On the Plains, that moment when a blowhard is left defenseless by the belief that he couldn't possibly require one might be called "All hat and no horse." When I was a kid in Louisiana, we had a more colorful way of putting it: "His mouth overloaded his ass."

We Louisianians may have our problems -- and God knows our native state has more than its share of bad ones -- but one of them is not being boring. Boring might be more of a concern someplace that aspires to be the next musical Seattle instead of the next musical New Orleans.

arrogant and silly are definite immediate-action concerns for people in "the next Seattle" who think any but a couple or three local bands could hang for five minutes with a ragtag assortment of teenagers from the Tremé (or the Ninth Ward, or Central City, or the Seventh Ward) learning how to be a proper brass band on a French Quarter street corner in "the first New Orleans."

It would be like Nebraska touting far and wide the quality of its football program and the warmth and classiness of Memorial Stadium fans, only to have the "sea of red" raining Jack Daniels bottles upon visiting opponents after the Cornhuskers lose yet another game by 75 points.

Let's you and me examine some facts, Omaha.
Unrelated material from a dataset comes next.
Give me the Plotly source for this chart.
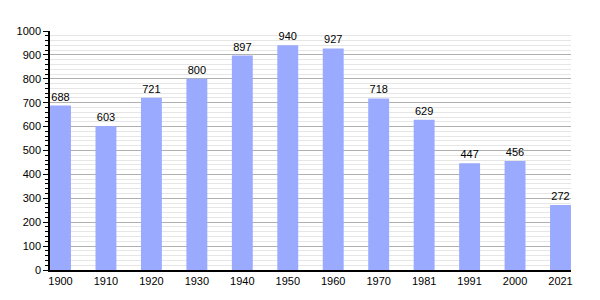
import plotly.graph_objects as go

years = ["1900", "1910", "1920", "1930", "1940", "1950", "1960", "1970", "1981", "1991", "2000", "2021"]
population = [688, 603, 721, 800, 897, 940, 927, 718, 629, 447, 456, 272]

fig = go.Figure(go.Bar(
    x=years, y=population,
    text=[str(v) for v in population],
    textposition="outside",
    textfont=dict(size=11, color="black", family="Liberation Sans, Arial"),
    marker=dict(color="#99aaff", line=dict(width=0)),
    width=0.46,
    cliponaxis=False,
))

fig.update_layout(
    width=600, height=300,
    margin=dict(l=50, r=29, t=31, b=30),
    paper_bgcolor="white", plot_bgcolor="white",
    font=dict(family="Liberation Sans, Arial", size=11, color="black"),
    showlegend=False,
    xaxis=dict(
        type="category",
        range=[-0.231, 11.231],
        showline=True, linecolor="black", linewidth=1.5,
        ticks="", showgrid=False,
        tickfont=dict(size=11),
    ),
    yaxis=dict(
        range=[0, 1000],
        tickvals=list(range(0, 1001, 100)),
        showline=True, linecolor="black", linewidth=1.5,
        ticks="outside", ticklen=5, tickcolor="black",
        gridcolor="#b0b0b0", gridwidth=1,
        zeroline=False,
        minor=dict(dtick=20, ticks="outside", ticklen=3, tickcolor="black",
                   showgrid=True, gridcolor="#e6e6e6", gridwidth=1),
        tickfont=dict(size=11),
    ),
)

fig.write_html("out.html")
Cowboy Mouth has been together for two decades. It's made more or less a go of it nationally. More importantly, it has made a go of it in New Orleans which, for all of its myriad problems and poverty, probably has more inherent cultural depth and musical talent in an average neighborhood than 21st-century Omaha has had to work with altogether as it pulls itself up toward the emo-wracked cultural nirvana of . . . Seattle.

I dunno, maybe a venerable and successful New Orleans rock band might get more respect here in Coolsville if Fred LeBlanc and company wore more plaid flannel. Sang more about the sheer psychic hell of living life in one's pasty white skin. Drank more Pabst Blue Ribbon and less Abita Turbodog.

And likewise, maybe people might really start to think Omaha really was Coolsville if Omahans started acting a lot less like Hicksville.